North Carolina

Religions

The Church of England was the established church of colonial North Carolina but was never a dominant force among the early immigrants. Scottish Presbyterians settled in the upper Cape Fear Valley, and Scots-Irish Presbyterians occupied the piedmont after 1757. Lutheran Evangelical Reformed Germans later moved into the Yadkin and Catawba valleys of the same region. The Moravians, a German sect, founded the town of Salem (later merging with Winston to become Winston-Salem) in 1766 as the center of their utopian community at Wachovia. Methodist circuit riders and Separate Baptists missionaries won thousands of converts among blacks and whites, strengthening their appeal in the Great Revival of 1801. In the subsequent generation, a powerful evangelical consensus dominated popular culture. After the Civil War, blacks left the white congregations to found their own churches, but the overall strength of Protestantism persisted. When many North Carolinians left their farms at the end of the 19th century, they moved to mill villages that were well supplied with churches, often at the mill owners' expense.

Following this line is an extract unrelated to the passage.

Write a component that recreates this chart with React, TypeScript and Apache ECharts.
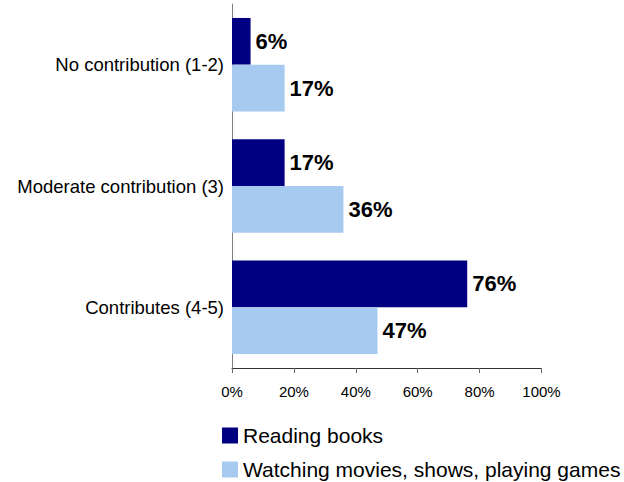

The majority of North Carolinians are Protestant. The churches of the Southern Baptist Convention reported 1,512,058 adherents in 2000; the United Methodist Church claimed 638,785; and the Presbyterian Church USA, 203,647. The next largest Protestant denominations were the Evangelical Lutheran Church in America, 88,830 adherents; the Church of God (Cleveland, Tennessee), 81,037; the Episcopal Church, 80,068; the United Church of Christ, 50,088; the International Pentecostal Holiness Church, 50,265; the Original Free Will Baptists, 46,020; Independent Charismatic Churches, 42,559; and the Church of Jesus Christ of Latter-Day Saints (Mormons) 40,936. In 2000, the state had 315,606 Roman Catholics, an estimated 25,545 Jews, and about 20,137 Muslims. There are still about 18,180 Moravians in the state. Over 4.3 million people (about 54.6% of the population) were not counted as members of any religious organization.